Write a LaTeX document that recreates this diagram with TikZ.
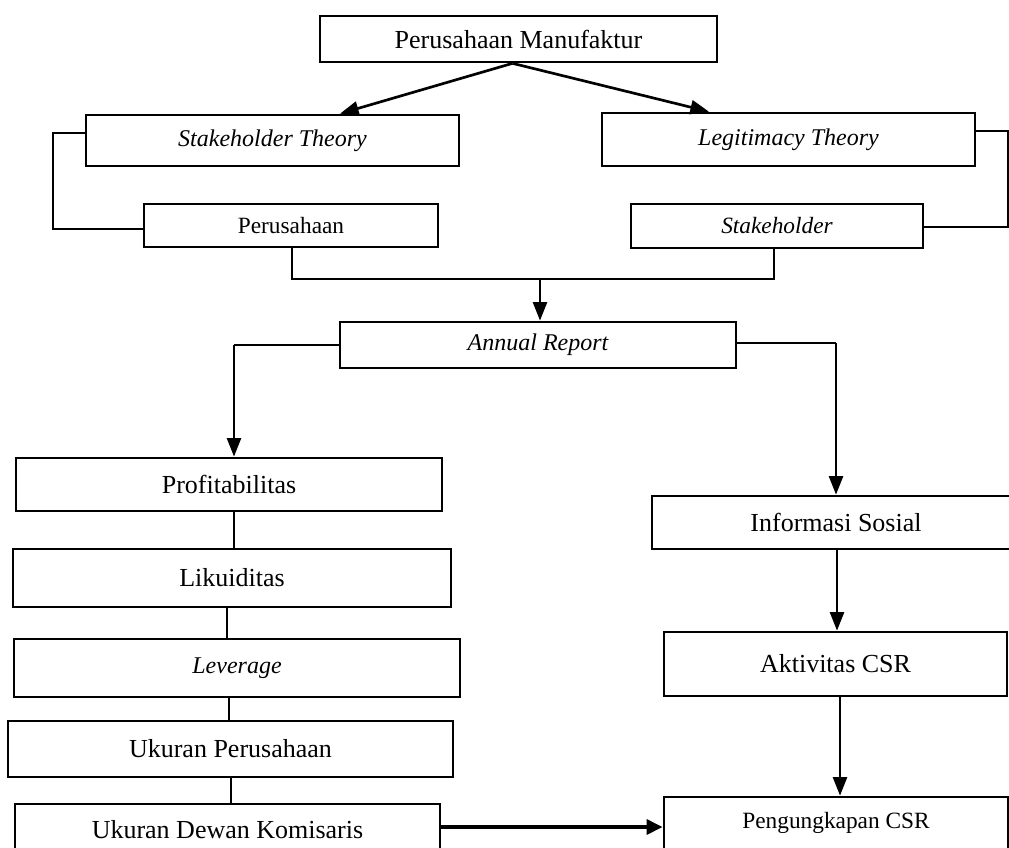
\documentclass[tikz,border=0pt]{standalone}
\usepackage{fontspec}
\setmainfont{Liberation Serif}
\usetikzlibrary{arrows.meta,calc}
\begin{document}
\begin{tikzpicture}[x=0.75pt,y=-0.75pt,
  box/.style={draw,line width=2pt,inner sep=0pt,font=\fontsize{19.5}{22}\selectfont},
  ibox/.style={box,font=\fontsize{18}{22}\selectfont\itshape},
  sbox/.style={box,font=\fontsize{17.5}{22}\selectfont},
  thinln/.style={line width=0.9pt},
  arr/.style={line width=2pt,-{Triangle[length=14pt,width=10.5pt]}},
  thickarr/.style={line width=3pt,-{Triangle[length=12pt,width=11pt]}}]
\useasboundingbox (0,0) rectangle (1009,847);
\clip (0,0) rectangle (1009,847);
% boxes
\node[box,minimum width=297.75pt,minimum height=34.5pt] (top) at (518.5,39) {Perusahaan Manufaktur};
\node[ibox,minimum width=279.75pt,minimum height=38.25pt] (stT) at (272.5,140.5) {Stakeholder Theory};
\node[ibox,minimum width=279.75pt,minimum height=39.75pt] (legT) at (788.5,139.5) {Legitimacy Theory};
\node[sbox,minimum width=220.5pt,minimum height=32.25pt] (per) at (291,225.5) {Perusahaan};
\node[sbox,minimum width=219pt,minimum height=33pt,font=\fontsize{17.5}{22}\selectfont\itshape] (stk) at (777,226) {Stakeholder};
\node[ibox,minimum width=297pt,minimum height=34.5pt] (ann) at (538,345) {Annual Report};
\node[box,minimum width=319.5pt,minimum height=39.75pt] (prof) at (229,484.5) {Profitabilitas};
\node[box,minimum width=328.5pt,minimum height=43.5pt] (lik) at (232,578) {Likuiditas};
\node[ibox,minimum width=334.5pt,minimum height=43.5pt] (lev) at (237,668) {Leverage};
\node[box,minimum width=333.75pt,minimum height=42pt] (uku) at (230.5,749) {Ukuran Perusahaan};
\node[box,minimum width=318.75pt,minimum height=39pt] (dew) at (227.5,830) {Ukuran Dewan Komisaris};
\node[box,minimum width=276pt,minimum height=39.75pt] (info) at (836,522.5) {Informasi Sosial};
\node[box,minimum width=257.25pt,minimum height=48pt] (akt) at (835.5,664) {Aktivitas CSR};
\node[sbox,minimum width=258pt,minimum height=39pt] (peng) at (836,823) {Pengungkapan CSR};
% top arrows
\draw[arr] ($(top.south)+(-6,0)$) -- ($(stT.north)+(67.5,0)$);
\draw[arr] ($(top.south)+(-6,0)$) -- ($(legT.north)+(-79.5,0)$);
% brackets
\draw[thinln] (stT.west |- 0,133) -- (53,133) -- (53,229) -- (per.west |- 0,229);
\draw[thinln] (legT.east |- 0,131) -- (1008,131) -- (1008,227) -- (stk.east |- 0,227);
\coordinate (j) at (540,279);
\draw[thinln] (per.south -| 292,0) -- (292,279) -- (774,279) -- (stk.south -| 774,0);
\draw[arr] (j) -- (ann.north -| j);
% annual report branches
\coordinate (lc) at (234,345);
\coordinate (rc) at (836,343);
\draw[thinln] (ann.west |- lc) -- (lc);
\draw[arr] (lc) -- (prof.north -| lc);
\draw[thinln] (ann.east |- rc) -- (rc);
\draw[arr] (rc) -- (info.north -| rc);
% left column links
\draw[thinln] (prof.south -| 234,0) -- (lik.north -| 234,0);
\draw[thinln] (lik.south -| 227,0) -- (lev.north -| 227,0);
\draw[thinln] (lev.south -| 229,0) -- (uku.north -| 229,0);
\draw[thinln] (uku.south -| 231,0) -- (dew.north -| 231,0);
% right column arrows
\draw[arr] (info.south -| 837,0) -- (akt.north -| 837,0);
\draw[arr] (akt.south -| 840,0) -- (peng.north -| 840,0);
\draw[thickarr] (dew.east |- 0,827) -- (peng.west |- 0,827);
\end{tikzpicture}
\end{document}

Task directions =>
Write out the full set of lines verbatim, without the pictures.

Result of this task =>
Write a LaTeX document that recreates this diagram with TikZ.
\documentclass[tikz,border=0pt]{standalone}
\usepackage{fontspec}
\setmainfont{Liberation Serif}
\usetikzlibrary{arrows.meta,calc}
\begin{document}
\begin{tikzpicture}[x=0.75pt,y=-0.75pt,
  box/.style={draw,line width=2pt,inner sep=0pt,font=\fontsize{19.5}{22}\selectfont},
  ibox/.style={box,font=\fontsize{18}{22}\selectfont\itshape},
  sbox/.style={box,font=\fontsize{17.5}{22}\selectfont},
  thinln/.style={line width=0.9pt},
  arr/.style={line width=2pt,-{Triangle[length=14pt,width=10.5pt]}},
  thickarr/.style={line width=3pt,-{Triangle[length=12pt,width=11pt]}}]
\useasboundingbox (0,0) rectangle (1009,847);
\clip (0,0) rectangle (1009,847);
% boxes
\node[box,minimum width=297.75pt,minimum height=34.5pt] (top) at (518.5,39) {Perusahaan Manufaktur};
\node[ibox,minimum width=279.75pt,minimum height=38.25pt] (stT) at (272.5,140.5) {Stakeholder Theory};
\node[ibox,minimum width=279.75pt,minimum height=39.75pt] (legT) at (788.5,139.5) {Legitimacy Theory};
\node[sbox,minimum width=220.5pt,minimum height=32.25pt] (per) at (291,225.5) {Perusahaan};
\node[sbox,minimum width=219pt,minimum height=33pt,font=\fontsize{17.5}{22}\selectfont\itshape] (stk) at (777,226) {Stakeholder};
\node[ibox,minimum width=297pt,minimum height=34.5pt] (ann) at (538,345) {Annual Report};
\node[box,minimum width=319.5pt,minimum height=39.75pt] (prof) at (229,484.5) {Profitabilitas};
\node[box,minimum width=328.5pt,minimum height=43.5pt] (lik) at (232,578) {Likuiditas};
\node[ibox,minimum width=334.5pt,minimum height=43.5pt] (lev) at (237,668) {Leverage};
\node[box,minimum width=333.75pt,minimum height=42pt] (uku) at (230.5,749) {Ukuran Perusahaan};
\node[box,minimum width=318.75pt,minimum height=39pt] (dew) at (227.5,830) {Ukuran Dewan Komisaris};
\node[box,minimum width=276pt,minimum height=39.75pt] (info) at (836,522.5) {Informasi Sosial};
\node[box,minimum width=257.25pt,minimum height=48pt] (akt) at (835.5,664) {Aktivitas CSR};
\node[sbox,minimum width=258pt,minimum height=39pt] (peng) at (836,823) {Pengungkapan CSR};
% top arrows
\draw[arr] ($(top.south)+(-6,0)$) -- ($(stT.north)+(67.5,0)$);
\draw[arr] ($(top.south)+(-6,0)$) -- ($(legT.north)+(-79.5,0)$);
% brackets
\draw[thinln] (stT.west |- 0,133) -- (53,133) -- (53,229) -- (per.west |- 0,229);
\draw[thinln] (legT.east |- 0,131) -- (1008,131) -- (1008,227) -- (stk.east |- 0,227);
\coordinate (j) at (540,279);
\draw[thinln] (per.south -| 292,0) -- (292,279) -- (774,279) -- (stk.south -| 774,0);
\draw[arr] (j) -- (ann.north -| j);
% annual report branches
\coordinate (lc) at (234,345);
\coordinate (rc) at (836,343);
\draw[thinln] (ann.west |- lc) -- (lc);
\draw[arr] (lc) -- (prof.north -| lc);
\draw[thinln] (ann.east |- rc) -- (rc);
\draw[arr] (rc) -- (info.north -| rc);
% left column links
\draw[thinln] (prof.south -| 234,0) -- (lik.north -| 234,0);
\draw[thinln] (lik.south -| 227,0) -- (lev.north -| 227,0);
\draw[thinln] (lev.south -| 229,0) -- (uku.north -| 229,0);
\draw[thinln] (uku.south -| 231,0) -- (dew.north -| 231,0);
% right column arrows
\draw[arr] (info.south -| 837,0) -- (akt.north -| 837,0);
\draw[arr] (akt.south -| 840,0) -- (peng.north -| 840,0);
\draw[thickarr] (dew.east |- 0,827) -- (peng.west |- 0,827);
\end{tikzpicture}
\end{document}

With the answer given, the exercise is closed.